As the size, impact and complexity of space system architectures grow, so too does their susceptibility to adversarial threat actors. Thanks to increased software definition, technology normalization, and the burgeoning democratization of space, the cyber attack surface has evolved from something foreign to hackers into something much more familiar. 

Architectural components. 

From a cybersecurity and cyber attack surface perspective, space system architecture of today and into tomorrow could be split into intra-system categories of what is on the ground and what is in space. In the spirit of addressing the risk of tomorrow, an emergent aspect must also be considered in the inter-system attack surface, specifically in space.

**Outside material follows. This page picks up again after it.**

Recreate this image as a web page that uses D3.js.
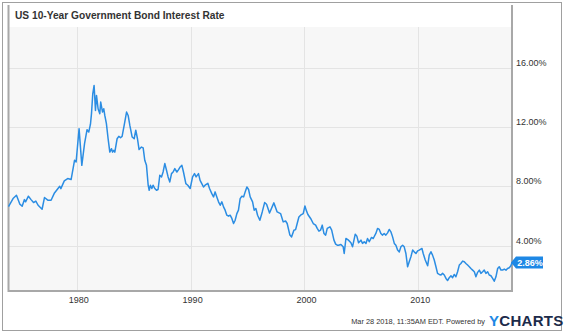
<!DOCTYPE html>
<html><head><meta charset="utf-8">
<script src="https://cdn.jsdelivr.net/npm/d3@7"></script>
<style>
html,body{margin:0;padding:0;background:#fff;}
text{font-family:"Liberation Sans",Arial,sans-serif;}
</style></head>
<body><svg id="c" width="564" height="333"></svg>
<script>
const title = "US 10-Year Government Bond Interest Rate";
const footerText = "Mar 28 2018, 11:35AM EDT.  Powered by";
const yTicks = [4, 8, 12, 16];
const xTicks = [1980, 1990, 2000, 2010];
const lastLabel = "2.86%";
const years = [1974.0,1974.4,1974.7,1975.0,1975.2,1975.4,1975.5,1975.75,1975.98,1976.2,1976.4,1976.6,1976.95,1977.16,1977.45,1977.74,1978.04,1978.5,1978.6,1978.9,1979.2,1979.5,1979.8,1979.94,1980.2,1980.44,1980.68,1980.9,1981.05,1981.2,1981.29,1981.4,1981.52,1981.64,1981.73,1981.87,1982.02,1982.1,1982.26,1982.37,1982.46,1982.6,1982.75,1982.9,1983.05,1983.14,1983.25,1983.34,1983.54,1983.69,1983.84,1983.98,1984.16,1984.37,1984.51,1984.66,1984.86,1985.04,1985.18,1985.33,1985.47,1985.68,1985.83,1985.97,1986.12,1986.27,1986.36,1986.47,1986.59,1986.7,1986.85,1987.0,1987.14,1987.29,1987.44,1987.58,1987.73,1987.88,1988.02,1988.17,1988.32,1988.46,1988.61,1988.79,1988.94,1989.08,1989.23,1989.37,1989.58,1989.75,1989.96,1990.17,1990.34,1990.48,1990.69,1990.83,1990.98,1991.13,1991.27,1991.51,1991.66,1991.86,1992.01,1992.15,1992.3,1992.45,1992.6,1992.74,1992.89,1993.03,1993.18,1993.33,1993.47,1993.62,1993.77,1993.91,1994.06,1994.2,1994.35,1994.5,1994.65,1994.79,1994.94,1995.09,1995.23,1995.44,1995.58,1995.73,1995.88,1996.08,1996.29,1996.5,1996.67,1996.93,1997.31,1997.6,1997.9,1998.13,1998.34,1998.48,1998.72,1998.87,1999.07,1999.22,1999.36,1999.51,1999.66,1999.89,2000.04,2000.15,2000.3,2000.54,2000.77,2000.98,2001.12,2001.27,2001.41,2001.56,2001.71,2001.86,2002.0,2002.24,2002.39,2002.59,2002.74,2002.88,2002.99,2003.2,2003.4,2003.49,2003.64,2003.87,2004.08,2004.22,2004.46,2004.6,2004.75,2004.96,2005.1,2005.25,2005.4,2005.54,2005.69,2005.89,2006.04,2006.27,2006.42,2006.57,2006.71,2006.86,2007.0,2007.15,2007.3,2007.45,2007.59,2007.74,2007.89,2008.03,2008.18,2008.33,2008.47,2008.62,2008.76,2008.91,2009.06,2009.2,2009.35,2009.5,2009.64,2009.79,2009.94,2010.08,2010.32,2010.43,2010.61,2010.82,2010.96,2011.11,2011.25,2011.4,2011.55,2011.69,2011.84,2011.99,2012.13,2012.28,2012.43,2012.57,2012.72,2012.87,2013.01,2013.16,2013.3,2013.45,2013.6,2013.74,2013.89,2014.04,2014.18,2014.33,2014.48,2014.62,2014.77,2014.92,2015.06,2015.21,2015.36,2015.5,2015.65,2015.79,2015.94,2016.09,2016.23,2016.38,2016.53,2016.67,2016.82,2016.97,2017.11,2017.26,2017.4,2017.55,2017.7,2017.84,2017.99,2018.13,2018.23];
const rates = [6.62,7.17,7.39,6.79,6.66,7.10,6.95,7.33,7.10,6.90,7.00,6.72,6.45,7.24,7.06,7.06,7.55,8.00,7.84,8.36,8.52,8.45,9.75,9.63,11.88,9.41,10.87,11.81,11.65,12.18,12.89,14.2,14.79,13.10,14.12,13.22,12.89,13.67,13.00,13.22,12.77,12.22,11.20,10.30,10.53,10.30,10.42,10.30,11.20,11.36,11.27,11.36,12.10,13.00,12.77,12.10,11.32,11.20,11.78,11.20,10.47,10.64,10.58,9.75,9.41,8.07,7.73,8.07,7.85,8.07,7.85,7.73,7.78,8.74,8.63,8.96,9.53,9.08,8.63,8.29,8.85,8.96,9.19,8.96,9.12,9.30,9.41,8.96,8.18,8.07,7.85,8.63,8.85,8.63,8.85,8.40,8.18,7.95,8.07,8.20,7.85,7.50,7.28,7.62,7.28,6.95,6.72,6.95,6.61,6.39,6.05,5.98,6.05,5.83,5.49,5.71,6.16,6.39,7.17,7.33,7.28,7.62,7.95,7.78,7.28,6.95,6.39,6.50,6.05,5.71,6.27,6.90,6.79,6.20,6.88,6.27,6.16,5.60,5.66,5.49,4.71,4.59,5.04,5.08,5.49,5.93,6.05,6.16,6.67,6.39,6.10,5.83,5.49,5.38,5.16,4.97,5.04,5.38,4.82,4.71,5.16,5.27,5.04,4.37,4.10,4.03,4.03,4.08,3.92,3.47,4.48,4.37,4.19,3.92,4.77,4.64,4.19,4.37,4.15,4.26,4.15,4.48,4.26,4.55,4.48,4.82,5.16,5.09,4.82,4.71,4.82,4.71,4.86,5.09,4.93,4.59,4.15,4.03,3.70,3.58,3.92,4.03,3.92,3.47,2.57,2.91,3.25,3.70,3.58,3.47,3.65,3.70,3.81,3.47,3.03,2.64,3.36,3.59,3.36,3.03,2.58,2.13,2.06,2.02,2.13,2.02,1.79,1.65,1.84,1.97,1.84,2.06,1.90,2.24,2.69,2.80,2.96,2.91,2.80,2.69,2.58,2.46,2.35,2.24,1.90,2.20,2.35,2.13,2.24,2.35,2.13,2.24,2.02,1.97,1.79,1.60,1.90,2.46,2.58,2.35,2.35,2.42,2.35,2.46,2.51,2.64,2.86];

const svg = d3.select("#c");
const L = 8.5, R = 512, T = 27, B = 291;
const x = d3.scaleLinear().domain([1974.0, 2018.23]).range([L, R]);
const y = d3.scaleLinear().domain([0, 16]).range([305, 67.5]);

// background & frame
svg.append("rect").attr("x",2.5).attr("y",2.5).attr("width",559).attr("height",328)
  .attr("fill","#fff").attr("stroke","#a0a0a0").attr("stroke-width",1);
svg.append("rect").attr("x",L).attr("y",T).attr("width",R-L).attr("height",B-T).attr("fill","#f7f7f7");

// title
svg.append("text").attr("x",15).attr("y",19).attr("font-size",10.2).attr("font-weight","bold")
  .attr("fill","#333").text(title);

// grid
const g = svg.append("g");
g.selectAll(".hg").data(yTicks).enter().append("line")
  .attr("x1",L).attr("x2",R).attr("y1",d=>Math.round(y(d))+0.5).attr("y2",d=>Math.round(y(d))+0.5)
  .attr("stroke","#e4e4e4").attr("stroke-width",1);
g.selectAll(".vg").data(xTicks).enter().append("line")
  .attr("y1",T).attr("y2",B).attr("x1",d=>Math.round(x(d))+0.5).attr("x2",d=>Math.round(x(d))+0.5)
  .attr("stroke","#e4e4e4").attr("stroke-width",1);

// axes lines
svg.append("line").attr("x1",L).attr("x2",L).attr("y1",T-22).attr("y2",B+1).attr("stroke","#a8a8a8").attr("stroke-width",2);
svg.append("line").attr("x1",R).attr("x2",R).attr("y1",T-22).attr("y2",B+1).attr("stroke","#a8a8a8").attr("stroke-width",2);
svg.append("line").attr("x1",L).attr("x2",R).attr("y1",B).attr("y2",B).attr("stroke","#a8a8a8").attr("stroke-width",2);

// y labels
svg.selectAll(".yl").data(yTicks).enter().append("text")
  .attr("x",516).attr("y",d=>y(d)-2).attr("font-size",9).attr("fill","#333")
  .text(d=>d3.format(".2f")(d)+"%");
// x labels
svg.selectAll(".xl").data(xTicks).enter().append("text")
  .attr("x",d=>x(d)+2).attr("y",303).attr("font-size",9).attr("fill","#333").attr("text-anchor","middle")
  .text(d=>d);

// line
const data = years.map((t,i)=>({t, v:rates[i]}));
svg.append("path").datum(data)
  .attr("d", d3.line().x(d=>x(d.t)).y(d=>y(d.v)))
  .attr("fill","none").attr("stroke","#2b8de3").attr("stroke-width",1.5).attr("stroke-linejoin","round");

// last value label
const lv = rates[rates.length-1];
const ly = y(lv);
svg.append("path")
  .attr("d", `M${R-1},${ly} L${R+4},${ly-6} L${R+31},${ly-6} L${R+31},${ly+6} L${R+4},${ly+6} Z`)
  .attr("fill","#1e88e5");
svg.append("text").attr("x",R+18).attr("y",ly+3.3).attr("text-anchor","middle")
  .attr("font-size",9).attr("font-weight","bold").attr("fill","#fff").text(lastLabel);

// footer
svg.append("text").attr("x",485).attr("y",324).attr("text-anchor","end").attr("font-size",7.4)
  .attr("fill","#333").text(footerText);
const logo = svg.append("text").attr("x",489).attr("y",326).attr("font-size",15).attr("font-weight","bold")
  .attr("letter-spacing",0.3);
logo.append("tspan").attr("fill","#1e88e5").text("Y");
logo.append("tspan").attr("fill","#1c2b4a").text("CHARTS");
</script></body></html>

The inter-segment attack surface will increasingly represent cyber risk in space as systems become built to connect to each other, and interdependence evolves over the next 5-10 years to rival the cell providers and ISPs of today

Communications links, while part of space system architecture represent a much more mature portion of these systems that must be protected by encryption, COMSEC, and TRANSEC.

The Ground Segment

  • Most often targeted and easily targetable segment

  • Mature traditional cybersecurity technologies exist and should be leveraged

  • Compromise of some parts would prove immediately fatal to the space vehicle

The Space Segment

  • Difficult to target and largely inaccessible segment

  • Cybersecurity solutions are generally bespoke, immature, and unproven

  • Compromise of any part would likely prove immediately fatal to the space vehicle

Inter-System Segment

  • Targetable in ways similar to the threats ISPs and cell providers face today

  • Cybersecurity capabilities are barely in the planning factor 

  • Compromise of one segment could affect entire orbital planes

What Can Space System Owner/Operators Do Now?

Risk is holistic within a space system, and operators must acknowledge, understand, and address all three facets of their cyber attack surface 

  1. Adequately secure the ground through existing and mature solutions

  2. Appropriately select and adopt novel technologies to bring defense in depth into orbit

  3. Plan for the architecture tomorrow that will interconnect, impact, and depend upon inter-system segments

  4. Adversarially Assess each segment of their architecture during both development and operation to outpace the threat

Conclusion

The ground segment is the problem that should already be solved. The space segment is the problem to be solved today. The inter-system segment is the problem to be understood before tomorrow is too late. Reactive and defensive solutions should be the minimum, ongoing adversarial assessment should be the rule.